Me voilà engagé dans une immense gestuelle désarticulée digne des meilleures danses préhistoriques. J’émis des sons gutturaux allant du grognement primaire ou primitif à la plainte longue et effrénée complètement désaccordée, ponctuée par quelques surprenants et désagréables cris aigus. J’ignorais que je pouvais improviser une telle chorégraphie. Cabotte fut prise, après une période atterrée, d’un braiement désopilant à s’en battre les flancs. Elle s’en retroussait les généreuses babines jusqu’aux naseaux, laissant apparaître une belle et imposante dentition. Tout son corps subissait des soubresauts anarchiques à se rouler parterre. J’exagère à peine. Je m’arrêtai brutalement en exécutant un ultime et maladroit entrechat. J’étais à bout de souffle ; mais satisfait de ma prestation et des effets sur Cabotte.
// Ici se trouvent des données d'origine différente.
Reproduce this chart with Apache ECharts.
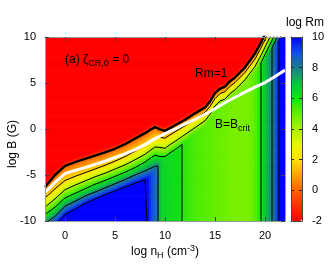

– Ô mon bon Maître vous avez du talent. Quelle incroyable énergie ! Quel beau saut ! Quel final !
– Je suis exténué. Je me suis bien défoulé.
– Vous avez réussi à me sortir de ma léthargie. Merci ô mon bon Maître. Merci. Quelle rigolade. J’en ai encore mal aux côtes. J’en pleure de bonheur.
– Je suis enfin rassuré ma douce Cabotte. J’ai eu vraiment peur.
– Ne craignez plus rien ô mon bon Maître. Maintenant je suis revenu sur pied.